Que Dieu me pardonne, Philippe Hauret
Que Dieu me pardonne, mai 2017, 208 pages, 18 €
Ecrivain(s): Philippe Hauret Edition: Jigal
L’Enfer, dit-on, est pavé de bonnes intentions, et ce second roman de Philippe Hauret illustre cette expression à la perfection. Ainsi, lorsque Mattis, un policier qui préfère parfois donner à chacun une chance de se racheter plutôt que de sévir, propose à Ryan Martel, un bourgeois rentier épris de grosses cylindrées et fan d’excès de vitesse, d’embaucher pour effectuer de menus travaux dans sa luxueuse villa, Kader, un jeune délinquant d’une cité sans charme, pense-t-il agir dans le bien des deux parties. D’un côté, on passe l’éponge sur les infractions du nanti, de l’autre, on trouve un job d’été à un jeune désœuvré un tantinet flemmard. Tout le monde est censé y trouver son compte, sauf que… Ryan Martel, unique rescapé du crash du Cessna 310 familial, n’a pas seulement hérité d’une grosse fortune dans cet accident. L’homme se trimballe, depuis, de sérieux problèmes psychologiques qui finissent par exaspérer à juste titre une épouse délaissée. Sauf que… Kader est toujours poursuivi par la haine de Dan, un flic raciste, coéquipier incontrôlable de Franck Mattis. Sauf que… Mélissa, la petite amie de Kader, rêve de quitter la cité, aspire à un avenir à l’abri du chômage et de la pauvreté et que Ryan Martel peut lui offrir de quoi satisfaire ses envies. Sauf que… la femme de Ryan Martel, lassée des tromperies de son époux, trouve Kader à son goût.
Tous les ingrédients sont réunis pour que la « bonne intention » de Franck Mattis vire au cauchemar.
À mi-chemin entre le thriller et le roman policier, Que Dieu me pardonne se révèle être un page-turnerd’excellente facture avec une mention spéciale pour le très court premier chapitre qui piège le lecteur et campe de manière magistrale, et non sans humour, l’un des principaux protagonistes de l’histoire.
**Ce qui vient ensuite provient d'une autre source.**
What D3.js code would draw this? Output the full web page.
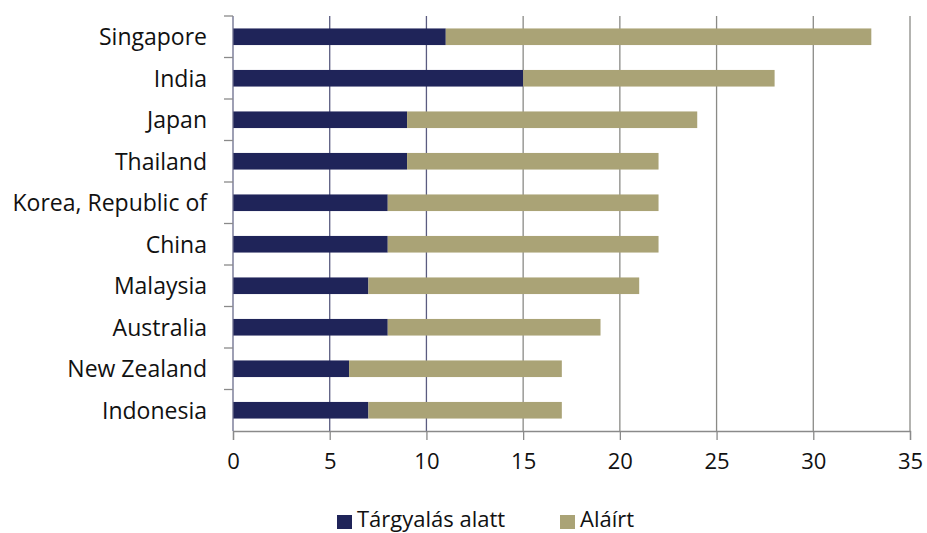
<!DOCTYPE html>
<html>
<head>
<meta charset="utf-8">
<script src="https://cdn.jsdelivr.net/npm/d3@7"></script>
<style>
  body { margin: 0; background: #fff; }
  text { font-family: "Open Sans", sans-serif; fill: #111; }
</style>
</head>
<body>
<div id="bar_graph"></div>
<script>
// data (top to bottom)
const countries = ["Singapore", "India", "Japan", "Thailand", "Korea, Republic of",
                   "China", "Malaysia", "Australia", "New Zealand", "Indonesia"];
const underNegotiation = [11, 15, 9, 9, 8, 8, 7, 8, 6, 7];
const signed = [22, 13, 15, 13, 14, 14, 14, 11, 11, 10];
const seriesNames = ["Tárgyalás alatt", "Aláírt"];
const xTicks = [0, 5, 10, 15, 20, 25, 30, 35];

const colors = ["#1f2459", "#aaa376"];
const margin = {top: 16, right: 17, bottom: 102, left: 233},
      width = 927 - margin.left - margin.right,
      height = 533 - margin.top - margin.bottom;

const svg = d3.select("#bar_graph")
  .append("svg")
    .attr("width", 927)
    .attr("height", 533)
  .append("g")
    .attr("transform", `translate(${margin.left},${margin.top})`);

const rows = countries.map((c, i) => ({country: c, a: underNegotiation[i], b: signed[i]}));
const stacked = d3.stack().keys(["a", "b"])(rows);

const x = d3.scaleLinear().domain([0, 35]).range([0, width]);
const y = d3.scaleBand().domain(countries).range([0, height]).paddingInner(0.6).paddingOuter(0.3);

// vertical gridlines
svg.append("g")
  .selectAll("line")
  .data(xTicks.slice(1))
  .join("line")
    .attr("x1", d => x(d)).attr("x2", d => x(d))
    .attr("y1", 0).attr("y2", height)
    .attr("stroke", d => d <= 10 ? "#5a5c80" : "#8a8a86")
    .attr("stroke-width", 1.3);

// bars
svg.append("g")
  .selectAll("g")
  .data(stacked)
  .join("g")
    .attr("fill", (d, i) => colors[i])
  .selectAll("rect")
  .data(d => d)
  .join("rect")
    .attr("x", d => x(d[0]))
    .attr("width", d => x(d[1]) - x(d[0]))
    .attr("y", d => y(d.data.country))
    .attr("height", y.bandwidth());

// x axis
const xAxis = svg.append("g")
  .attr("transform", `translate(0,${height})`)
  .call(d3.axisBottom(x).tickValues(xTicks).tickSize(9).tickPadding(13));
xAxis.select(".domain").attr("stroke", "#8a8a8a").attr("stroke-width", 1.3);
xAxis.selectAll(".tick line").attr("stroke", "#8a8a8a").attr("stroke-width", 1.3);
xAxis.selectAll("text").style("font-size", "22px").attr("fill", "#111");

// y axis, ticks sit on band boundaries
const yAxis = svg.append("g");
yAxis.append("line")
  .attr("x1", 0).attr("x2", 0).attr("y1", 0).attr("y2", height)
  .attr("stroke", "#6a6c8c").attr("stroke-width", 1.3);
const step = height / countries.length;
yAxis.selectAll(".ytick")
  .data(d3.range(countries.length))
  .join("line")
    .attr("x1", -9).attr("x2", 0)
    .attr("y1", d => d * step).attr("y2", d => d * step)
    .attr("stroke", "#8a8a8a").attr("stroke-width", 1.3);
yAxis.selectAll(".ylabel")
  .data(countries)
  .join("text")
    .attr("x", -26)
    .attr("y", d => y(d) + y.bandwidth() / 2)
    .attr("dy", "0.36em")
    .attr("text-anchor", "end")
    .style("font-size", "23px")
    .text(d => d);

// legend
const legend = d3.select("svg").append("g").attr("transform", "translate(337,515)");
const legendX = [0, 223];
seriesNames.forEach((name, i) => {
  const g = legend.append("g").attr("transform", `translate(${legendX[i]},0)`);
  g.append("rect").attr("width", 15).attr("height", 14).attr("fill", colors[i]);
  g.append("text").attr("x", 20).attr("y", 12).style("font-size", "22px").text(name);
});
</script>
</body>
</html>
Le rythme est enlevé, et Philippe Hauret contrôle de bout en bout la spirale mortifère implacable dans laquelle certains de ses personnages vont sombrer. Que dieu me pardonne n’est pas un roman à énigme, puisque le lecteur, au contraire du policier Franck Mattis, sait parfaitement qui commet des meurtres. L’enjeu est donc de maintenir le suspense jusqu’au bout en laissant planer la menace d’autres crimes, de créer des suspenses parallèles, d’attiser la curiosité du lecteur en suivant le policier en charge de l’enquête qui arrivera (peut-être ?) par ses déductions et son flair à identifier le coupable et à l’arrêter.
Pour ce faire, Philippe Hauret a recours à des procédés à la fois très contemporains et très classiques. Le côté contemporain du livre, c’est sa dimension sociale avec la confrontation de deux mondes, celui des quartiers résidentiels et celui des cités, avec au milieu des enquêteurs eux-mêmes divisés sur l’attitude à tenir face à des délinquants. Rien de bien nouveau, certes, mais le grand écart entre ces représentants de sociétés n’ayant pas grand-chose en commun repose sur des observations pointues et des situations décrites de manière fort crédible. Les oppositions font monter la tension. Il y a aussi chez Philippe Hauret une volonté de s’affranchir des codes du roman policier en mettant plusieurs personnages sur un plan d’égalité au niveau du récit, et de développer des histoires secondaires qui relancent l’attention, enrichissent l’intrigue, sans l’obscurcir. Le classicisme se perçoit dans l’engrenage des faits et dans certaines décisions du meurtrier que n’aurait pas boudé Agatha Christie, aussi surprenant que cela puisse paraître. La spécificité, voire l’originalité, c’est d’avoir apporté une dimension mystique à la psychologie du criminel, un psychopathe qui cite aussi bien le Nouveau Testament que Saint François d’Assise et se sent parfois en phase avec l’Être surnaturel.
Mais on retiendra surtout, en dehors d’un dénouement fertile en rebondissements et en surprises, le personnage de Kader comme une véritable réussite. Un traitement littéraire que l’on avait vu poindre dans le personnage de Sammy, l’un des héros du premier roman de Philippe Hauret, Je vis, je meurs, mais qui ici prend toute sa force grâce à un développement subtil et d’une grande intelligence. À l’instar du policier Franck Mattis, Philippe Hauret, avec une infinie tendresse, a donné à son personnage une énorme chance : celle de nous émouvoir et de nous pousser à vouloir le voir se sortir définitivement des galères et réussir son existence. Rien que pour cette « bonne intention », Que Dieu me pardonne est un véritable petit régal.